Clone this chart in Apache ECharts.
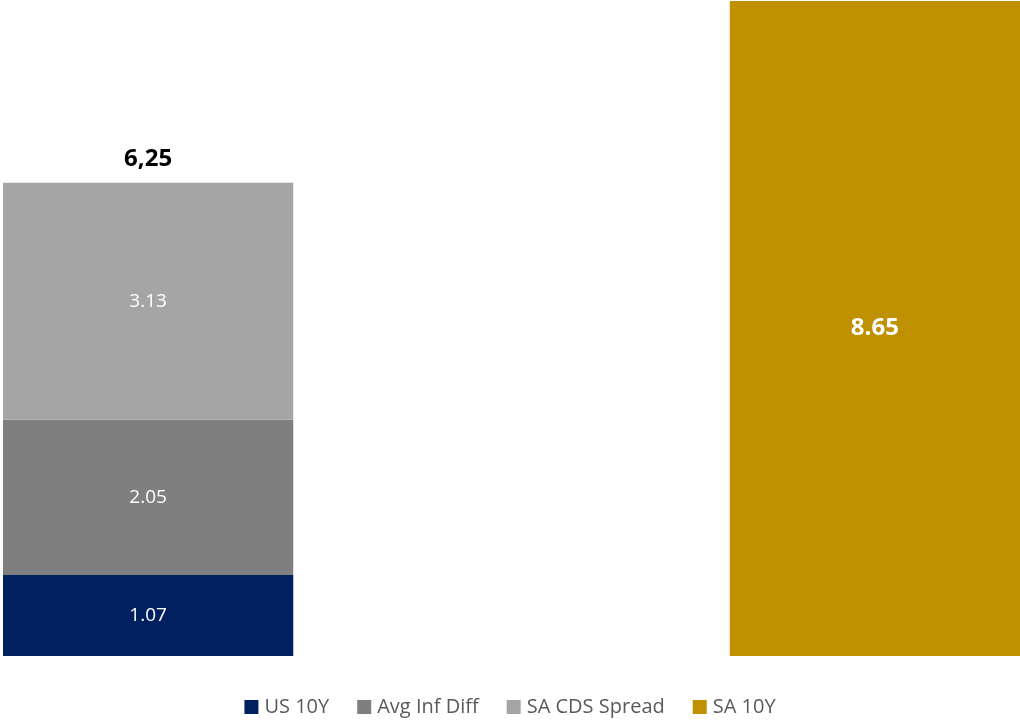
<!DOCTYPE html>
<html>
<head>
<meta charset="utf-8">
<script src="https://cdn.jsdelivr.net/npm/echarts@6/dist/echarts.min.js"></script>
<style>
html,body{margin:0;padding:0;background:#fff;}
#c{width:1020px;height:721px;}
</style>
</head>
<body>
<div id="c"></div>
<script>
const categories = ['SA 10Y'];
const us10y = [1.07];
const avgInfDiff = [2.05];
const saCdsSpread = [3.13];
const sa10y = [8.65];
const totalLabel = '6,25';
const seriesNames = ['US 10Y', 'Avg Inf Diff', 'SA CDS Spread', 'SA 10Y'];
const colors = ['#002060', '#7F7F7F', '#A5A5A5', '#BF9000'];

const FONT = '"Open Sans", "Noto Sans", sans-serif';
const chart = echarts.init(document.getElementById('c'));
const innerLabel = {
  show: true, position: 'inside', color: '#ffffff',
  fontFamily: FONT, fontSize: 19,
  formatter: p => p.value.toFixed(2)
};
chart.setOption({
  animation: false,
  grid: { left: 3, right: 0, top: 1, bottom: 65 },
  legend: {
    bottom: -1, left: 'center', itemWidth: 14, itemHeight: 14, itemGap: 28,
    icon: 'rect',
    textStyle: { color: '#595959', fontSize: 20, fontFamily: FONT, padding: [0, 0, 0, 1] },
    data: seriesNames
  },
  xAxis: {
    type: 'category', data: categories,
    axisLine: { show: false }, axisTick: { show: false }, axisLabel: { show: false }
  },
  yAxis: {
    type: 'value', min: 0, max: 8.65,
    show: false, splitLine: { show: false }
  },
  series: [
    { name: seriesNames[0], type: 'bar', stack: 'a', data: us10y, itemStyle: { color: colors[0] },
      barWidth: 291, barGap: '150%', label: innerLabel },
    { name: seriesNames[1], type: 'bar', stack: 'a', data: avgInfDiff, itemStyle: { color: colors[1] },
      barWidth: 291, barGap: '150%', label: innerLabel },
    { name: seriesNames[2], type: 'bar', stack: 'a', data: saCdsSpread, itemStyle: { color: colors[2] },
      barWidth: 291, barGap: '150%', label: innerLabel },
    { name: seriesNames[3], type: 'bar', stack: 'b', data: sa10y, itemStyle: { color: colors[3] },
      barWidth: 291, barGap: '150%',
      label: { show: true, position: 'inside', color: '#ffffff', fontFamily: FONT, fontSize: 24, fontWeight: 'bold',
        formatter: p => p.value.toFixed(2) } },
    { name: 'total', type: 'bar', stack: 'a', data: [0], itemStyle: { color: 'transparent' },
      barWidth: 291, barGap: '150%', legendHoverLink: false,
      label: { show: true, position: 'top', distance: 12, color: '#000000', fontFamily: FONT, fontSize: 24, fontWeight: 'bold',
        formatter: () => totalLabel } }
  ]
});
</script>
</body>
</html>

▸ Directive:
Repeat all the data as it stands, dropping any images it holds.

▸ Exercise response:
Clone this chart in Apache ECharts.
<!DOCTYPE html>
<html>
<head>
<meta charset="utf-8">
<script src="https://cdn.jsdelivr.net/npm/echarts@6/dist/echarts.min.js"></script>
<style>
html,body{margin:0;padding:0;background:#fff;}
#c{width:1020px;height:721px;}
</style>
</head>
<body>
<div id="c"></div>
<script>
const categories = ['SA 10Y'];
const us10y = [1.07];
const avgInfDiff = [2.05];
const saCdsSpread = [3.13];
const sa10y = [8.65];
const totalLabel = '6,25';
const seriesNames = ['US 10Y', 'Avg Inf Diff', 'SA CDS Spread', 'SA 10Y'];
const colors = ['#002060', '#7F7F7F', '#A5A5A5', '#BF9000'];

const FONT = '"Open Sans", "Noto Sans", sans-serif';
const chart = echarts.init(document.getElementById('c'));
const innerLabel = {
  show: true, position: 'inside', color: '#ffffff',
  fontFamily: FONT, fontSize: 19,
  formatter: p => p.value.toFixed(2)
};
chart.setOption({
  animation: false,
  grid: { left: 3, right: 0, top: 1, bottom: 65 },
  legend: {
    bottom: -1, left: 'center', itemWidth: 14, itemHeight: 14, itemGap: 28,
    icon: 'rect',
    textStyle: { color: '#595959', fontSize: 20, fontFamily: FONT, padding: [0, 0, 0, 1] },
    data: seriesNames
  },
  xAxis: {
    type: 'category', data: categories,
    axisLine: { show: false }, axisTick: { show: false }, axisLabel: { show: false }
  },
  yAxis: {
    type: 'value', min: 0, max: 8.65,
    show: false, splitLine: { show: false }
  },
  series: [
    { name: seriesNames[0], type: 'bar', stack: 'a', data: us10y, itemStyle: { color: colors[0] },
      barWidth: 291, barGap: '150%', label: innerLabel },
    { name: seriesNames[1], type: 'bar', stack: 'a', data: avgInfDiff, itemStyle: { color: colors[1] },
      barWidth: 291, barGap: '150%', label: innerLabel },
    { name: seriesNames[2], type: 'bar', stack: 'a', data: saCdsSpread, itemStyle: { color: colors[2] },
      barWidth: 291, barGap: '150%', label: innerLabel },
    { name: seriesNames[3], type: 'bar', stack: 'b', data: sa10y, itemStyle: { color: colors[3] },
      barWidth: 291, barGap: '150%',
      label: { show: true, position: 'inside', color: '#ffffff', fontFamily: FONT, fontSize: 24, fontWeight: 'bold',
        formatter: p => p.value.toFixed(2) } },
    { name: 'total', type: 'bar', stack: 'a', data: [0], itemStyle: { color: 'transparent' },
      barWidth: 291, barGap: '150%', legendHoverLink: false,
      label: { show: true, position: 'top', distance: 12, color: '#000000', fontFamily: FONT, fontSize: 24, fontWeight: 'bold',
        formatter: () => totalLabel } }
  ]
});
</script>
</body>
</html>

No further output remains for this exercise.